Mr Farage said that he expects anti-Brexit campaigns to be continued by big businesses in Britain, pressuring the government to accept greater economic alignment along the lines of the Single Market and the Customs Union.
“But if we were to go down the weak and cowardly route we would arguably be in a worse place in economic terms than being in the EU,” Farage wrote in the Sunday Express.
“We would have to accept all of the rules that are made without having any influence of any kind at all. We would no doubt have to continue paying money to effectively be part of this club.”
“It would be Brexit in name only,” he pronounced.
Mr Farage said that when the United Kingdom completes the withdrawal process, the country must be “completely free of EU rules”, saying that “anything less than that would be a betrayal of the referendum vote and the huge general election victory”.
The arch Brexiteer said that if Johnson backtracks on the true intent of the Brexit movement, it would not only be incredibly damaging to the British public’s trust in democratic institutions, but would also be politically untenable for the Conservative Party.
“They have to know that we mean this. If Johnson was to fall at this last hurdle, he would find that the huge number of voters in the North who gave him his majority, had actually only lent their votes to the Conservative Party, and that they would desert him. Politically, I feel he has absolutely no choice,” he surmised.
Mr Farage did, however, heap some praise on the government’s chief Brexit negotiator, David Frost.

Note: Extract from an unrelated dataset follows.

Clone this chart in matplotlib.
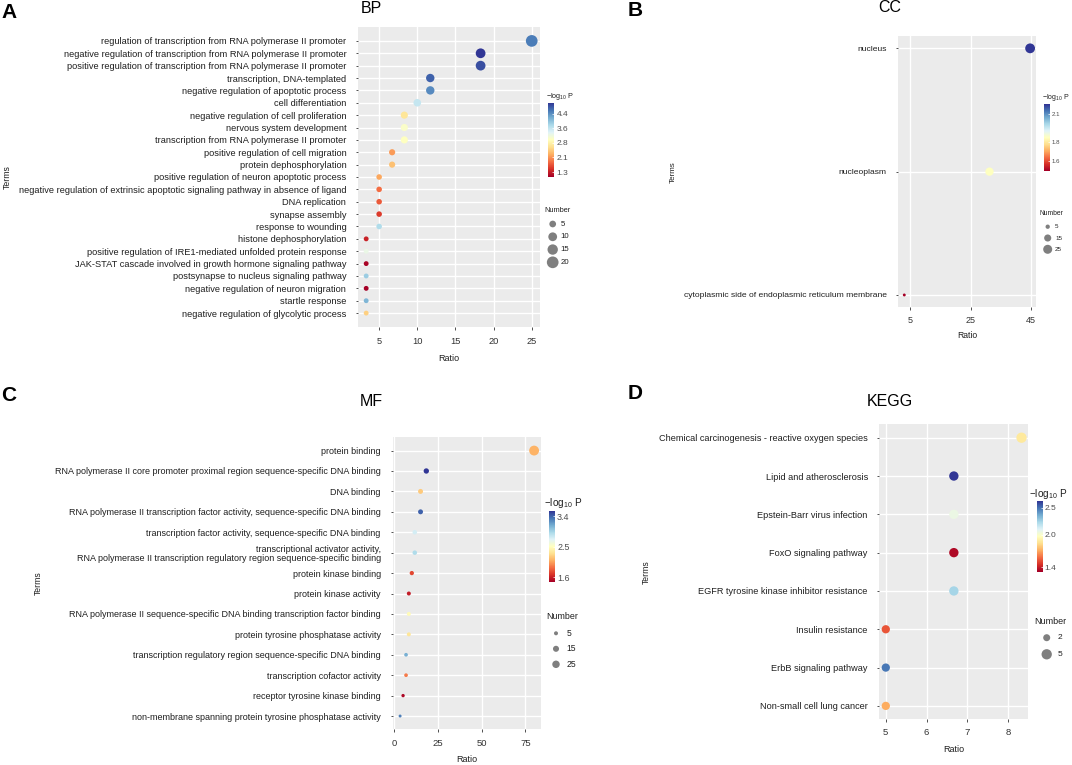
import numpy as np
import matplotlib
matplotlib.use("Agg")
import matplotlib.pyplot as plt
from matplotlib.colors import Normalize
from matplotlib.cm import ScalarMappable

plt.rcParams["font.family"] = ["Liberation Sans", "DejaVu Sans"]
plt.rcParams["mathtext.fontset"] = "custom"
plt.rcParams["mathtext.rm"] = "Liberation Sans"
plt.rcParams["mathtext.it"] = "Liberation Sans:italic"
plt.rcParams["mathtext.bf"] = "Liberation Sans:bold"

# ---- BP ----
bp_terms = [
    "regulation of transcription from RNA polymerase II promoter",
    "negative regulation of transcription from RNA polymerase II promoter",
    "positive regulation of transcription from RNA polymerase II promoter",
    "transcription, DNA-templated",
    "negative regulation of apoptotic process",
    "cell differentiation",
    "negative regulation of cell proliferation",
    "nervous system development",
    "transcription from RNA polymerase II promoter",
    "positive regulation of cell migration",
    "protein dephosphorylation",
    "positive regulation of neuron apoptotic process",
    "negative regulation of extrinsic apoptotic signaling pathway in absence of ligand",
    "DNA replication",
    "synapse assembly",
    "response to wounding",
    "histone dephosphorylation",
    "positive regulation of IRE1-mediated unfolded protein response",
    "JAK-STAT cascade involved in growth hormone signaling pathway",
    "postsynapse to nucleus signaling pathway",
    "negative regulation of neuron migration",
    "startle response",
    "negative regulation of glycolytic process",
]
bp_ratio = [25.0, 18.3, 18.3, 11.7, 11.7, 10.0, 8.3, 8.3, 8.3, 6.7, 6.7,
            5.0, 5.0, 5.0, 5.0, 5.0, 3.3, 3.3, 3.3, 3.3, 3.3, 3.3, 3.3]
bp_number = [20, 13, 13, 9, 9, 7, 6, 6, 6, 4, 4, 3, 3, 3, 3, 3, 2, 2, 2, 2, 2, 2, 2]
bp_logp = [4.55, 5.0, 4.84, 4.72, 4.45, 3.62, 2.71, 3.10, 3.03, 2.12, 2.39, 2.20,
           1.84, 1.72, 1.52, 3.78, 1.33, 3.30, 1.09, 3.93, 1.05, 4.13, 2.51]

# ---- CC ----
cc_terms = ["nucleus", "nucleoplasm", "cytoplasmic side of endoplasmic reticulum membrane"]
cc_ratio = [44.8, 31.3, 3.0]
cc_number = [30, 21, 2]
cc_logp = [2.20, 1.85, 1.50]

# ---- MF ----
mf_terms = [
    "protein binding",
    "RNA polymerase II core promoter proximal region sequence-specific DNA binding",
    "DNA binding",
    "RNA polymerase II transcription factor activity, sequence-specific DNA binding",
    "transcription factor activity, sequence-specific DNA binding",
    "transcriptional activator activity,\nRNA polymerase II transcription regulatory region sequence-specific binding",
    "protein kinase binding",
    "protein kinase activity",
    "RNA polymerase II sequence-specific DNA binding transcription factor binding",
    "protein tyrosine phosphatase activity",
    "transcription regulatory region sequence-specific DNA binding",
    "transcription cofactor activity",
    "receptor tyrosine kinase binding",
    "non-membrane spanning protein tyrosine phosphatase activity",
]
mf_ratio = [80.0, 18.3, 15.0, 15.0, 11.7, 11.7, 10.0, 8.3, 8.3, 8.3, 6.7, 6.7, 5.0, 3.3]
mf_number = [48, 11, 9, 9, 7, 7, 6, 5, 5, 5, 4, 4, 3, 2]
mf_logp = [2.11, 3.55, 2.21, 3.40, 2.76, 2.90, 1.75, 1.59, 2.48, 2.34, 3.11, 1.92, 1.50, 3.30]

# ---- KEGG ----
kegg_terms = [
    "Chemical carcinogenesis - reactive oxygen species",
    "Lipid and atherosclerosis",
    "Epstein-Barr virus infection",
    "FoxO signaling pathway",
    "EGFR tyrosine kinase inhibitor resistance",
    "Insulin resistance",
    "ErbB signaling pathway",
    "Non-small cell lung cancer",
]
kegg_ratio = [8.33, 6.67, 6.67, 6.67, 6.67, 5.0, 5.0, 5.0]
kegg_number = [5, 4, 4, 4, 4, 3, 3, 3]
kegg_logp = [1.88, 2.63, 2.06, 1.35, 2.25, 1.53, 2.49, 1.71]

W, H = 1072, 765
fig = plt.figure(figsize=(W / 100, H / 100), dpi=100)
cmap = plt.get_cmap("RdYlBu")
DARK = "#1f1f1f"
GREY = "#4d4d4d"


def box(x0, y0, x1, y1):
    # pixel box (top-left origin) -> figure fraction rect
    return [x0 / W, 1 - y1 / H, (x1 - x0) / W, (y1 - y0) / H]


def ftext(x, y, s, **kw):
    fig.text(x / W, 1 - y / H, s, **kw)


def dot_area(number, a, b):
    d = a + b * np.sqrt(np.asarray(number, dtype=float))  # diameter in px
    return (d * 0.72) ** 2


def bubble_panel(panel, terms, ratio, number, logp, norm, size_ab, xticks,
                 fs_y, fs_x, pad_y, pad_x):
    ax = fig.add_axes(box(*panel))
    ax.set_facecolor("#EBEBEB")
    rows = np.arange(len(terms))
    ax.scatter(ratio, rows, s=dot_area(number, *size_ab), c=logp, cmap=cmap,
               norm=norm, linewidths=0, zorder=3)
    lo, hi = min(ratio), max(ratio)
    ax.set_xlim(lo - 0.05 * (hi - lo), hi + 0.05 * (hi - lo))
    span = len(terms) - 1
    ax.set_ylim(span * 1.05, -span * 0.05)
    ax.set_yticks(rows, terms, fontsize=fs_y, color=DARK)
    ax.set_xticks(xticks, [str(t) for t in xticks], fontsize=fs_x, color="#333333")
    for lbl in ax.get_yticklabels():
        lbl.set_linespacing(1.0)
    ax.grid(True, color="white", linewidth=1.0)
    ax.set_axisbelow(True)
    for sp in ax.spines.values():
        sp.set_visible(False)
    ax.tick_params(axis="y", length=1.8, width=0.6, color="#333333", pad=pad_y)
    ax.tick_params(axis="x", length=1.8, width=0.6, color="#333333", pad=pad_x)
    return ax


def colorbar(cbox, norm, ticks, labels, title_xy, fs_title, fs_tick):
    cax = fig.add_axes(box(*cbox))
    cb = fig.colorbar(ScalarMappable(norm=norm, cmap=cmap), cax=cax)
    cb.outline.set_visible(False)
    cb.set_ticks(ticks, labels=labels)
    cax.tick_params(direction="in", length=1.5, width=0.5, color="white",
                    pad=1.5, labelsize=fs_tick, labelcolor=GREY)
    ftext(title_xy[0], title_xy[1], r"$-\mathregular{log}_{10}$ P", fontsize=fs_title,
          ha="left", va="center", color=DARK)


def size_legend(x_title, y_title, y_first, pitch, cx, lx, breaks, size_ab, fs_title, fs_lab):
    k = len(breaks)
    lax = fig.add_axes(box(x_title, y_first - pitch / 2, x_title + 40, y_first + (k - 0.5) * pitch))
    lax.set_xlim(0, 40)
    lax.set_ylim(k - 0.5, -0.5)
    lax.axis("off")
    idx = np.arange(k)
    lax.scatter(np.full(k, cx - x_title), idx, s=dot_area(breaks, *size_ab),
                color="#7f7f7f", linewidths=0, clip_on=False)
    for i, b in enumerate(breaks):
        lax.text(lx - x_title, i, str(b), fontsize=fs_lab, ha="left", va="center", color=DARK)
    ftext(x_title, y_title, "Number", fontsize=fs_title, ha="left", va="center", color=DARK)


# ---------------- A: BP ----------------
bp_norm = Normalize(1.05, 5.0)
bubble_panel((357.9, 27.3, 540, 326.7), bp_terms, bp_ratio, bp_number, bp_logp,
             bp_norm, (1.7, 2.236), [5, 10, 15, 20, 25], 6.7, 6.7, 6.5, 5.8)
colorbar((547.7, 102.7, 554.3, 176.7), bp_norm, [1.3, 2.075, 2.85, 3.625, 4.4],
         ["1.3", "2.1", "2.8", "3.6", "4.4"], (546, 96), 5.2, 6.0)
size_legend(544, 210, 224, 12.77, 552.7, 560.7, [5, 10, 15, 20], (1.7, 2.236), 5.3, 5.6)
ftext(7, 177, "Terms", fontsize=6.3, rotation=90, ha="center", va="center", color=DARK)
ftext(449, 358.3, "Ratio", fontsize=6.5, ha="center", va="center", color=DARK)
ftext(371.7, 8.5, "BP", fontsize=11.5, ha="center", va="center")
ftext(9, 13, "A", fontsize=15, fontweight="bold", ha="center", va="center")

# ---------------- B: CC ----------------
cc_norm = Normalize(1.5, 2.2)
bubble_panel((898, 36, 1036.4, 307.3), cc_terms, cc_ratio, cc_number, cc_logp,
             cc_norm, (0.5, 1.7), [5, 25, 45], 6.1, 6.5, 6.2, 4.6)
colorbar((1043.7, 104.3, 1049.7, 170.7), cc_norm, [1.6, 1.8, 2.1],
         ["1.6", "1.8", "2.1"], (1042, 97.7), 5.0, 4.4)
size_legend(1040, 213.3, 226.7, 11.3, 1047.7, 1055, [5, 15, 25], (0.5, 1.7), 4.9, 4.5)
ftext(673.5, 172, "Terms", fontsize=5.8, rotation=90, ha="center", va="center", color=DARK)
ftext(967, 336, "Ratio", fontsize=6.2, ha="center", va="center", color=DARK)
ftext(889.5, 8, "CC", fontsize=11.5, ha="center", va="center")
ftext(635, 11, "B", fontsize=15, fontweight="bold", ha="center", va="center")

# ---------------- C: MF ----------------
mf_norm = Normalize(1.46, 3.55)
bubble_panel((393.4, 437.3, 540.8, 729.3), mf_terms, mf_ratio, mf_number, mf_logp,
             mf_norm, (1.2, 1.25), [0, 25, 50, 75], 6.5, 6.8, 7.3, 5.2)
colorbar((549.2, 511, 555, 582), mf_norm, [1.6, 2.5, 3.4],
         ["1.6", "2.5", "3.4"], (544, 503.3), 7.2, 6.4)
size_legend(546, 616.7, 633.3, 15.5, 556, 566.4, [5, 15, 25], (1.2, 1.25), 6.4, 6.2)
ftext(38.3, 583.3, "Terms", fontsize=6.2, rotation=90, ha="center", va="center", color=DARK)
ftext(467, 760, "Ratio", fontsize=6.5, ha="center", va="center", color=DARK)
ftext(371.2, 401.7, "MF", fontsize=11.5, ha="center", va="center")
ftext(8.5, 395, "C", fontsize=15, fontweight="bold", ha="center", va="center")

# ---------------- D: KEGG ----------------
kegg_norm = Normalize(1.32, 2.63)
bubble_panel((879, 424.3, 1028.3, 719.3), kegg_terms, kegg_ratio, kegg_number, kegg_logp,
             kegg_norm, (1.33, 4.01), [5, 6, 7, 8], 6.6, 6.8, 6.3, 4.5)
colorbar((1036.7, 501, 1042.7, 571.5), kegg_norm, [1.4, 2.0, 2.5],
         ["1.4", "2.0", "2.5"], (1029.3, 494), 7.2, 6.0)
size_legend(1034, 621.3, 637.7, 16.6, 1046.7, 1057.3, [2, 5], (1.33, 4.01), 6.5, 6.0)
ftext(646.7, 571.7, "Terms", fontsize=6.2, rotation=90, ha="center", va="center", color=DARK)
ftext(953.7, 749.3, "Ratio", fontsize=6.5, ha="center", va="center", color=DARK)
ftext(890, 401.7, "KEGG", fontsize=11.5, ha="center", va="center")
ftext(635, 394, "D", fontsize=15, fontweight="bold", ha="center", va="center")

fig.savefig("out.png", dpi=100)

“Despite all my criticisms of the Conservative Party over the decades, I have to say I have been delighted with the actions and comments of our chief negotiator David Frost,” he wrote.

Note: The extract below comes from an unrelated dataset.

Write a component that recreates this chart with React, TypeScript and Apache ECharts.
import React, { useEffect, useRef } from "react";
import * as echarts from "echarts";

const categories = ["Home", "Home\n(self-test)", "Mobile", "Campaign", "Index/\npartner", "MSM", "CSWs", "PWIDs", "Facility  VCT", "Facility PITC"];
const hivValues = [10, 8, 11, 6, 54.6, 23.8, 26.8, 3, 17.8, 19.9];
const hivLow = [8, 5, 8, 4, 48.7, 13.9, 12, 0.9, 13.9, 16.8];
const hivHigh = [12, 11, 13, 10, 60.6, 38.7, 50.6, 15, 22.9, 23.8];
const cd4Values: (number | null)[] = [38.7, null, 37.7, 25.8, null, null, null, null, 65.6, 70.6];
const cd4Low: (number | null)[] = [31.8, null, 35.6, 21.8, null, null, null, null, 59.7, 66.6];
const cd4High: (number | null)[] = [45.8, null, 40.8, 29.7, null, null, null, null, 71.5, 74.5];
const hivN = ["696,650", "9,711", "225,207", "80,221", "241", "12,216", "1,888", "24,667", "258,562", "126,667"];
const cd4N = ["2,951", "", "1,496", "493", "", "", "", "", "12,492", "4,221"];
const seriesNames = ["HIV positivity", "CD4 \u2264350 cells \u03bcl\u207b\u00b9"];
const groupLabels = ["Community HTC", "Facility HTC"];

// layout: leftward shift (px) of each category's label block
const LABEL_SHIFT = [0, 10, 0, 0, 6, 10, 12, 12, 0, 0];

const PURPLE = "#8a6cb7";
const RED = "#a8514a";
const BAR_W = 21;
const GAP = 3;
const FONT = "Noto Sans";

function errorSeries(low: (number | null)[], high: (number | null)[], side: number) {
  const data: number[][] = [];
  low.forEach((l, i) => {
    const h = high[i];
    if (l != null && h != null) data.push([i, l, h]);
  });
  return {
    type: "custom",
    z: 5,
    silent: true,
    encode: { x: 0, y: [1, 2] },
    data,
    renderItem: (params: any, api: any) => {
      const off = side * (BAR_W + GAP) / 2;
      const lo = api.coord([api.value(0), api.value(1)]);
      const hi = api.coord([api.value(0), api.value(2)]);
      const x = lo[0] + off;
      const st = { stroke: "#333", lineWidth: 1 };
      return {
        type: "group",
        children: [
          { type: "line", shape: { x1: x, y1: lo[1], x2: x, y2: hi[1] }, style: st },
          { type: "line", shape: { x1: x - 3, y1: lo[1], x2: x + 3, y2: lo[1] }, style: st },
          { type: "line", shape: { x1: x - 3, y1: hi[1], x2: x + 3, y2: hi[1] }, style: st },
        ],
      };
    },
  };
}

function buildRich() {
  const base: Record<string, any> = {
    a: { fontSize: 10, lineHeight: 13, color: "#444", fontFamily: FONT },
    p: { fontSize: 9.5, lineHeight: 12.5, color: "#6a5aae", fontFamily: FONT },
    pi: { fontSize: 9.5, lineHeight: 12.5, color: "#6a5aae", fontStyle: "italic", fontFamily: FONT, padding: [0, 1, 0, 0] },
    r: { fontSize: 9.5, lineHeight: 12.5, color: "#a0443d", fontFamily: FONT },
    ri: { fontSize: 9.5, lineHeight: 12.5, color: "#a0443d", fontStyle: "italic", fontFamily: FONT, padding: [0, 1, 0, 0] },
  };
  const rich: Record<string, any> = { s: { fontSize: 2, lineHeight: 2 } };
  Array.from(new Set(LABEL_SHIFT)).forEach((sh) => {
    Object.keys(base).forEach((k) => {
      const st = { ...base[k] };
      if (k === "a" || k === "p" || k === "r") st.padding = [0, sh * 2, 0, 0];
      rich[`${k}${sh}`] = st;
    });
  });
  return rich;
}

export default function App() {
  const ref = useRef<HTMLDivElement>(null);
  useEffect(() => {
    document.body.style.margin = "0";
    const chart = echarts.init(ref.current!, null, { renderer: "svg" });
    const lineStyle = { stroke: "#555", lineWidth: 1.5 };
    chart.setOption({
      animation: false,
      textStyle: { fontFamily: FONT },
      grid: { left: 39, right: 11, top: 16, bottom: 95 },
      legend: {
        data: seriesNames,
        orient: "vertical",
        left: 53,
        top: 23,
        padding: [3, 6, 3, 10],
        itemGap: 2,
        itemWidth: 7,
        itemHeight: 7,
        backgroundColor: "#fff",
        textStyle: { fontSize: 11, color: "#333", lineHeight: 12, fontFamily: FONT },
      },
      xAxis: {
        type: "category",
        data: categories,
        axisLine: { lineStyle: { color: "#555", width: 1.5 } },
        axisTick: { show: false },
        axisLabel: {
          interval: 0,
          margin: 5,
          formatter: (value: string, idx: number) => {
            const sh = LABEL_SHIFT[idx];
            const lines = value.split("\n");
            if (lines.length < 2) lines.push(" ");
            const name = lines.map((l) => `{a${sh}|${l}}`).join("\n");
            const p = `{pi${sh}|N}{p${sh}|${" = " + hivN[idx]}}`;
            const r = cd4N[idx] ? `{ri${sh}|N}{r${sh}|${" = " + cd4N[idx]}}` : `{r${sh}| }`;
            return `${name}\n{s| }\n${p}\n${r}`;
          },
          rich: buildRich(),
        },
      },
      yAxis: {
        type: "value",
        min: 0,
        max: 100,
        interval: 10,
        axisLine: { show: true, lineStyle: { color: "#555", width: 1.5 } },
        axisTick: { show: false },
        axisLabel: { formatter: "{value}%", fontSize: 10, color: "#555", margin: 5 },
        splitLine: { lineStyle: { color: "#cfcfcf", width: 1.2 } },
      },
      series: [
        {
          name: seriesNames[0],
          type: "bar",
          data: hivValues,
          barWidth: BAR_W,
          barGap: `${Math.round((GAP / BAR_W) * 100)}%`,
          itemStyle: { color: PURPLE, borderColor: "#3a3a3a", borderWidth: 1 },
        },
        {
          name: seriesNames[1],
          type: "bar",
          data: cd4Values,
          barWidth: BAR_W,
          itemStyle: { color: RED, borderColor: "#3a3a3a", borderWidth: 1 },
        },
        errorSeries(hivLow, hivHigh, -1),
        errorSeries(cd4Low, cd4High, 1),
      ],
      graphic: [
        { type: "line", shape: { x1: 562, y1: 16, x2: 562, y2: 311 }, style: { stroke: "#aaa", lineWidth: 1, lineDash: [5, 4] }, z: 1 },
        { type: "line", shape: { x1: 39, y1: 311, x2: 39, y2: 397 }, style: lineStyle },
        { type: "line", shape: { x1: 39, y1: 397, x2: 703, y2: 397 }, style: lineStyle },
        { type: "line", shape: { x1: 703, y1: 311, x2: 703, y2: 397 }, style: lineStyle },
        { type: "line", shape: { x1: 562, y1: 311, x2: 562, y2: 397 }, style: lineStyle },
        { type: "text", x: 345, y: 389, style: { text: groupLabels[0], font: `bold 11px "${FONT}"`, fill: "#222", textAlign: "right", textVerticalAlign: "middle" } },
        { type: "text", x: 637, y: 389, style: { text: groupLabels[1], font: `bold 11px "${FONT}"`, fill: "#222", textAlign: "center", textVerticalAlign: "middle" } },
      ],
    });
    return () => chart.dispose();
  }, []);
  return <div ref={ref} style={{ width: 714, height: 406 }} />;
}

“After all the deceptions put upon us by Olly Robbins, it is heartening to hear Frost saying, again and again, we have to have a deal based on us being an independent country,” Farage added.
The leading Eurosceptic warned that the “greatest test” is still to come, however, noting that a realistic deadline to secure a trade deal with the European Union will be October, in order to permit time for the agreement to be ratified by European member state parliaments.
“Frost will face the EU, who are now feeling somewhat stronger than they were after the agreement reached for a Covid-19 package to help southern countries that were badly affected,” he warned. Farage added that Frost would also “face an EU which, through Chancellor Merkel and President Macron, feel that their project is back on track.”
Ultimately Mr Farage repeated the refrain that “no deal is better than a bad deal”, saying that any economic impact of a no-deal Brexit would be trivial in comparison to the fallout of the Chinese coronavirus and the ensuing national lockdown.
“The referendum was a decisive moment in the history of our islands. It was the moment we chose to be free,” Farage declared.